5. The Grade Determines the Price

Now that expensively-financed diamond inventory needs to be graded by the GIA. That adds $120 and a few more weeks of financing to the cost of a one-carat diamond. But more importantly, that grading report sets the price of your diamond. Even if you paid more for the financing, the rough, the sorting, and the cutting, you are competing with everyone else in the world that has a G color, VS2 clarity, excellent cut grade diamond.

Grades make it easy for diamond professionals to communicate precisely about diamond quality. But they also make the business ruthlessly competitive. Today, dealers and retailers both mark up diamonds very little. There is less mark up in the system than ever in history and diamonds move faster around the world.

6. People Around the World Want Diamonds

Now that De Beers only accounts for half of the diamond production around the world, the company no longer funds consumer marketing to help drive demand for diamonds. A whole generation of consumers have grown up without seeing any generic diamond advertising. And yet people all around the world still want to buy diamonds.

While once most diamonds were sold in the United States and Europe, today developing markets like China and India are growing rapidly. Demand for diamonds will continue to increase as these markets become more affluent.

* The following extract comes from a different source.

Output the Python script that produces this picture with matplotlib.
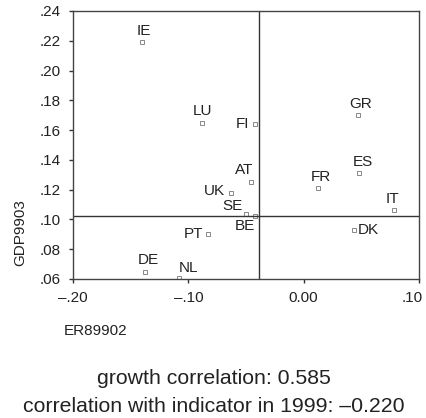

However despite sales growth, there is so much competition at every stage of the distribution channel that the diamond industry itself is shrinking and consolidating: one mistake or a loss of financing can mean a company goes out of business. There are fewer survivors: fewer retailers, fewer manufacturers, fewer diamond wholesalers (most diamonds today go directly from the cutter to the retailer), and fewer rough dealers. Diamond production is falling as mines reach the end of their productive life.

Diamonds are expensive because they cost a lot to bring to market, there’s a limited supply of fine quality gems, and people around the world want to buy them. It’s simply supply and demand.